Except it isn’t: FFC started small, it has stayed small, and is declining, as indicated by its recent “State of the Church” reports. In the profile, Daniels featured a key member in a dramatic, several-page “convincement narrative.” But as the latest FFC report notes, that member is now gone: she committed suicide. There’s hardly anyone left.

Moreover, FFC’s high social media profile (Facebook page, website, blog, fast-selling Faith & Practice) is, well, not exactly special in 2015 – Friends meetings and churches all across the spectrum have them, and some (mainly among the traditional evangelicals) have plenty more gadgetry besides.

Indeed, while his treatment of today’s burgeoning “remix” and “participatory culture” is in many ways admirable, I wish he had taken it further, into some critical reflection on this frenetic, totalizing environment: is it really the church’s role to jump right in and get “contextualized” (i.e., swallowed up) in it? Or is this galloping techno-tsunami due for a word of judgment and challenge, along with the rest of a fallen creation? I hear occasional ambivalence and hesitation from other “Convergent” voices about all this; but not in these pages. I wonder.

Of course, experiments don’t need to “succeed” to be useful. And FFC’s salient features have been these: its independence; its openness to various gender, sexual and personal conditions; and its effort to maintain an authentic Christian Quaker identity while also being non-creedal and open to other theologies among its participants. This reviewer hopes these features can survive and spread, especially in the programmed and evangelical world, even if

FFC doesn’t. For that matter, if this combination is unique in their region, the elements are not unknown elsewhere. And maybe Daniels’ work can bring encouragement to other similarly-inclined groups far from Oregon.

To maximize this potential, however, the text needs a thorough proofreading and rewrite. Publisher Wipf & Stock did Daniels no favors in their editing, if in fact they did any editing at all. Regrettably, a plethora of gaffes gets in the text’s way throughout. As an editor-author, I know we are now in the era where being sticklers about grammar and typos is increasingly obsolete, and my own performance is by no means flawless. One even gets the sense that it is bad form for an older Quaker writer to chide a younger one about this; so call me hidebound or whatever.

But truth requires saying that this text is internally defaced beyond any scholarly work I have seen in a long time. If The Oxford Handbook of Quaker Studies, from Oxford University Press, had typos on practically every page (which it did; see QT#24 ), Daniels’ text has them in almost half the paragraphs. And not just typos: there are chronic grammar issues, such as frequent subject-verb disagreement, and jarring misspellings. The reader might pass by when John Bellers is rendered John “Bellars” once; but after the sixth occurrence, attention must be paid.

The text is also highly repetitive; it could be cut by half or more, and be tighter, more reader-friendly and persuasive.

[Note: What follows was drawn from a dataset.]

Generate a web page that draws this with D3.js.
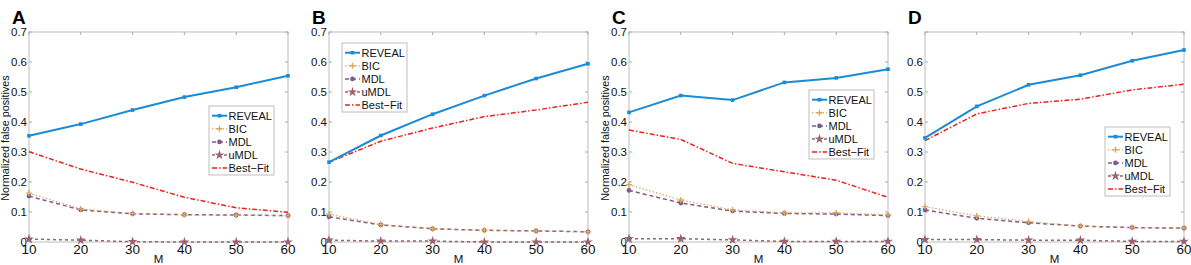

It would be better still if the revisions could include a survey of the movement’s numerous predecessors, the greying ranks of ex-young “New Quakers”. While everything else about its future may still be uncertain, the one sure thing is these are the ranks they’ll soon be joining. If they’re very lucky, the next batch may even remember them; but they better not count on it.

[This is an excerpt from Quaker Theology #26, which has just been published in a hard copy edition, available for order here. The full issue will be uploaded to the Quaker Theology website shortly.]

 

 

 

 

One thought on “Review: “A Convergent Model of Renewal” (for Quakers)”

  1. Speaking as a writer and an independent publisher – grammar and spelling matter even more today. One typo can mean the difference between a three-star review and a five-star review, and those reviews define how well that book will sell on Amazon for the rest of its tenure. Finding out that Daniels’ message is unnecessarily hindered like this is depressing.

    Grammarians aren’t going anywhere.